■ **Given instruction**: Drop every picture. Then return, exactly, the lines from the beginning of the listing below through the one containing "5.06, 5.00, 5.06, 5.14, 5.12]".

— begin —

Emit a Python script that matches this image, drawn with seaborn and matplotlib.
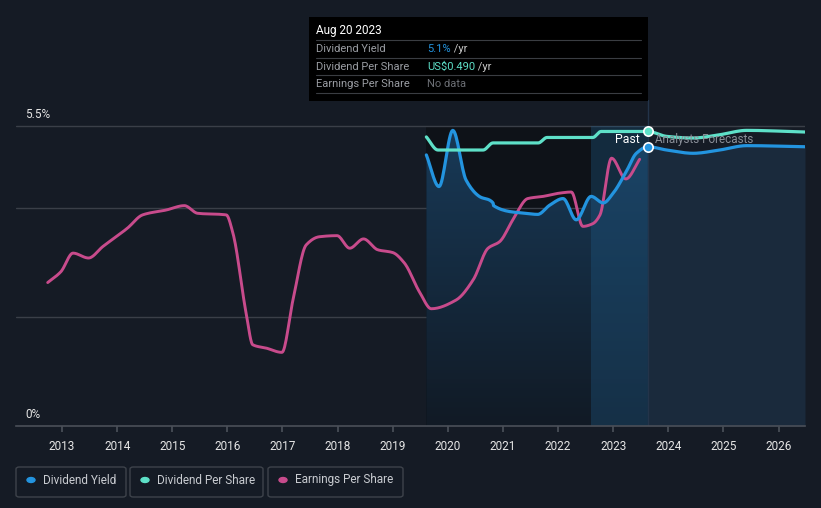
import numpy as np
import pandas as pd
import matplotlib
matplotlib.use("Agg")
import matplotlib.pyplot as plt
import seaborn as sns
from matplotlib.patches import FancyBboxPatch, Rectangle
from matplotlib.colors import LinearSegmentedColormap

# ---------------- data ----------------
dy_year = [2019.61, 2019.84, 2020.09, 2020.33, 2020.57, 2020.82, 2020.83, 2021.41, 2021.63,
           2021.85, 2022.09, 2022.33, 2022.60, 2022.82, 2023.00, 2023.24, 2023.42, 2023.63,
           2023.97, 2024.45, 2024.93, 2025.42, 2026.48]
dy_val = [4.97, 4.39, 5.42, 4.51, 4.21, 4.09, 4.04, 3.90, 3.88,
          4.05, 4.17, 3.78, 4.21, 4.09, 4.27, 4.67, 5.00, 5.12,
          5.06, 5.00, 5.06, 5.14, 5.12]

dps_year = [2019.61, 2019.82, 2020.64, 2020.82, 2021.64, 2021.80, 2022.63, 2022.78, 2023.63,
            2023.97, 2024.45, 2024.93, 2025.42, 2026.48]
dps_val = [5.30, 5.06, 5.06, 5.19, 5.19, 5.29, 5.29, 5.40, 5.40,
           5.31, 5.28, 5.34, 5.42, 5.39]

eps_year = [2012.74, 2012.98, 2013.20, 2013.48, 2013.74, 2014.19, 2014.46, 2014.89, 2015.22,
            2015.46, 2015.98, 2016.10, 2016.34, 2016.46, 2016.70, 2016.99, 2017.19, 2017.43,
            2017.67, 2017.99, 2018.22, 2018.47, 2018.73, 2019.00, 2019.21, 2019.49, 2019.70,
            2020.15, 2020.46, 2020.73, 2020.94, 2021.18, 2021.45, 2021.73, 2022.03, 2022.24,
            2022.45, 2022.63, 2022.76, 2022.97, 2023.23, 2023.48]
eps_val = [2.63, 2.83, 3.17, 3.08, 3.29, 3.63, 3.87, 3.96, 4.04,
           3.90, 3.87, 3.54, 2.07, 1.49, 1.43, 1.35, 2.31, 3.32,
           3.47, 3.49, 3.26, 3.43, 3.23, 3.18, 2.99, 2.45, 2.15,
           2.31, 2.68, 3.26, 3.38, 3.78, 4.17, 4.21, 4.27, 4.29,
           3.66, 3.71, 3.87, 4.91, 4.53, 4.89]

years = list(range(2013, 2027))
y_tick_vals = [0, 5.5]
y_tick_labels = ["0%", "5.5%"]
legend_labels = ["Dividend Yield", "Dividend Per Share", "Earnings Per Share"]

past_start = 2019.61
band_start = 2022.60
now = 2023.63

BG = "#151b25"
BLUE = "#2394df"
TEAL = "#5ee0c8"
PINK = "#c84b8c"


def pchip(xs, ys, n=16):
    """Monotone cubic (Fritsch-Carlson) interpolation through the read points."""
    x = np.asarray(xs, float); y = np.asarray(ys, float)
    h = np.diff(x); d = np.diff(y) / h
    m = np.zeros_like(y)
    m[0], m[-1] = d[0], d[-1]
    for i in range(1, len(y) - 1):
        if d[i - 1] * d[i] <= 0:
            m[i] = 0.0
        else:
            w1 = 2 * h[i] + h[i - 1]; w2 = h[i] + 2 * h[i - 1]
            m[i] = (w1 + w2) / (w1 / d[i - 1] + w2 / d[i])
    ox, oy = [], []
    for i in range(len(x) - 1):
        t = np.linspace(0, 1, n, endpoint=False)
        h00 = 2 * t**3 - 3 * t**2 + 1; h10 = t**3 - 2 * t**2 + t
        h01 = -2 * t**3 + 3 * t**2; h11 = t**3 - t**2
        ox.extend(x[i] + h[i] * t)
        oy.extend(h00 * y[i] + h10 * h[i] * m[i] + h01 * y[i + 1] + h11 * h[i] * m[i + 1])
    ox.append(x[-1]); oy.append(y[-1])
    return np.array(ox), np.array(oy)


sns.set_theme(style="dark")
plt.rcParams["font.family"] = ["Roboto", "DejaVu Sans"]

fig = plt.figure(figsize=(8.21, 5.08), dpi=100)
fig.patch.set_facecolor(BG)
H = 508.0
ax = fig.add_axes([16 / 821, (H - 426) / H, (805 - 16) / 821, (426 - 100) / H])
ax.set_facecolor(BG)
ymax = 5.5 + 26 / 54.5
xmin, xmax = 2012.165, 2026.48

# darker past region
ax.add_patch(Rectangle((past_start, 0), now - past_start, 5.5, facecolor="#0e1218", edgecolor="none", zorder=0))

# gridlines
for g in [2, 4, 5.5]:
    ax.axhline(g, color="#3a3f48", lw=1, zorder=1)

# dividend yield fill (gradient in past, flat in forecast)
sx, sy = pchip(dy_year, dy_val)
past = sx <= now + 1e-9
fut = sx >= now - 1e-9
poly = ax.fill_between(sx[past], 0, sy[past], color="none", lw=0, zorder=1.5)
grad = np.linspace(0, 1, 256).reshape(-1, 1)
cmap = LinearSegmentedColormap.from_list("g", ["#111a25", "#183a58"])
im = ax.imshow(grad, extent=[past_start, now, 0, 5.5], origin="lower", aspect="auto", cmap=cmap, zorder=1.5)
im.set_clip_path(poly.get_paths()[0], transform=ax.transData)
ax.fill_between(sx[fut], 0, sy[fut], color="#1a2a3c", lw=0, zorder=1.5)
# brighter band
ax.axvspan(band_start, now, ymax=5.5 / ymax, color="#1f5a86", alpha=0.35, lw=0, zorder=1.6)
ax.axvline(now, color="#23344a", lw=1, zorder=1.7)
ax.set_xlim(xmin, xmax)
ax.set_ylim(0, ymax)

df_dy = pd.DataFrame({"x": sx, "y": sy})
ex, ey = pchip(eps_year, eps_val)
df_eps = pd.DataFrame({"x": ex, "y": ey})
dsx, dsy = pchip(dps_year, dps_val, n=10)
df_dps = pd.DataFrame({"x": dsx, "y": dsy})

sns.lineplot(data=df_eps, x="x", y="y", color=PINK, lw=2.1, ax=ax, zorder=3, estimator=None, sort=False)
sns.lineplot(data=df_dy, x="x", y="y", color=BLUE, lw=2.3, ax=ax, zorder=4, estimator=None, sort=False)
sns.lineplot(data=df_dps, x="x", y="y", color=TEAL, lw=2.3, ax=ax, zorder=4, estimator=None, sort=False)

# markers at now
ax.scatter([now], [np.interp(now, dps_year, dps_val)], s=45, color=TEAL, edgecolor="white", lw=1.2, zorder=6)
ax.scatter([now], [np.interp(now, dy_year, dy_val)], s=45, color=BLUE, edgecolor="white", lw=1.2, zorder=6)

ax.text(now - 0.14, 5.26, "Past", color="white", fontsize=8.8, ha="right", va="center", zorder=7)
ax.text(now + 0.12, 5.26, "Analysts Forecasts", color="#8a8f98", fontsize=8.4, ha="left", va="center", zorder=7)

# axes styling
ax.set_xticks(years)
ax.set_xticklabels([str(y) for y in years], color="#e6e6e6", fontsize=8.5)
ax.set_yticks([])
ax.set_xlabel(""); ax.set_ylabel("")
ax.tick_params(axis="x", length=4, color="#4a4f58", pad=6, bottom=True)
for s in ["top", "right", "left"]:
    ax.spines[s].set_visible(False)
ax.spines["bottom"].set_color("#4a4f58")
ax.spines["bottom"].set_linewidth(1.2)
ax.grid(False)

for v, lab in zip(y_tick_vals, y_tick_labels):
    ax.text(2012.33, v + 0.21, lab, color="#e6e6e6", fontsize=8.5, ha="left", va="center", zorder=7)

# tooltip
tip = fig.add_axes([309 / 821, (H - 101) / H, (648 - 309) / 821, (101 - 17) / H])
tip.set_facecolor("black")
tip.set_xlim(0, 339); tip.set_ylim(84, 0)
tip.set_xticks([]); tip.set_yticks([])
for s in tip.spines.values():
    s.set_visible(False)
tip.text(7, 14, "Aug 20 2023", color="white", fontsize=8.5, va="center")
rows = [("Dividend Yield", "5.1%", BLUE), ("Dividend Per Share", "US$0.490", TEAL), ("Earnings Per Share", "No data", "#6c6f75")]
for i, (lab, val, col) in enumerate(rows):
    yy = 32 + i * 17.5
    tip.axhline(yy - 8.5, xmin=7 / 339, xmax=332 / 339, color="#3a3d42", lw=0.8)
    tip.text(7, yy, lab, color="#9a9da3", fontsize=8, va="center")
    t = tip.text(118, yy, val, color=col, fontsize=8, va="center")
    if val != "No data":
        tip.annotate(" /yr", xycoords=t, xy=(1, 0.5), va="center", color="#c8c8c8", fontsize=8)
tip.axhline(32 + 2 * 17.5 + 8.5, xmin=7 / 339, xmax=332 / 339, color="#3a3d42", lw=0.8)

# legend boxes
boxes = [(16, 126), (130, 263), (268, 403)]
cols = [BLUE, TEAL, PINK]
for (x0, x1), lab, c in zip(boxes, legend_labels, cols):
    fig.patches.append(FancyBboxPatch((x0 / 821, (H - 497) / H), (x1 - x0) / 821, 30 / H,
                                      boxstyle="round,pad=0,rounding_size=0.004", transform=fig.transFigure,
                                      facecolor=BG, edgecolor="#3e434b", lw=1))
    fig.patches.append(plt.Circle(((x0 + 15) / 821, (H - 480) / H), 4 / 821, transform=fig.transFigure,
                                  color=c))
    fig.text((x0 + 27) / 821, (H - 480) / H, lab, color="#c9ccd1", fontsize=8.5, va="center", ha="left")

fig.savefig("out.png", dpi=100, facecolor=BG)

— end —

■ **Solution**:
Emit a Python script that matches this image, drawn with seaborn and matplotlib.
import numpy as np
import pandas as pd
import matplotlib
matplotlib.use("Agg")
import matplotlib.pyplot as plt
import seaborn as sns
from matplotlib.patches import FancyBboxPatch, Rectangle
from matplotlib.colors import LinearSegmentedColormap

# ---------------- data ----------------
dy_year = [2019.61, 2019.84, 2020.09, 2020.33, 2020.57, 2020.82, 2020.83, 2021.41, 2021.63,
           2021.85, 2022.09, 2022.33, 2022.60, 2022.82, 2023.00, 2023.24, 2023.42, 2023.63,
           2023.97, 2024.45, 2024.93, 2025.42, 2026.48]
dy_val = [4.97, 4.39, 5.42, 4.51, 4.21, 4.09, 4.04, 3.90, 3.88,
          4.05, 4.17, 3.78, 4.21, 4.09, 4.27, 4.67, 5.00, 5.12,
          5.06, 5.00, 5.06, 5.14, 5.12]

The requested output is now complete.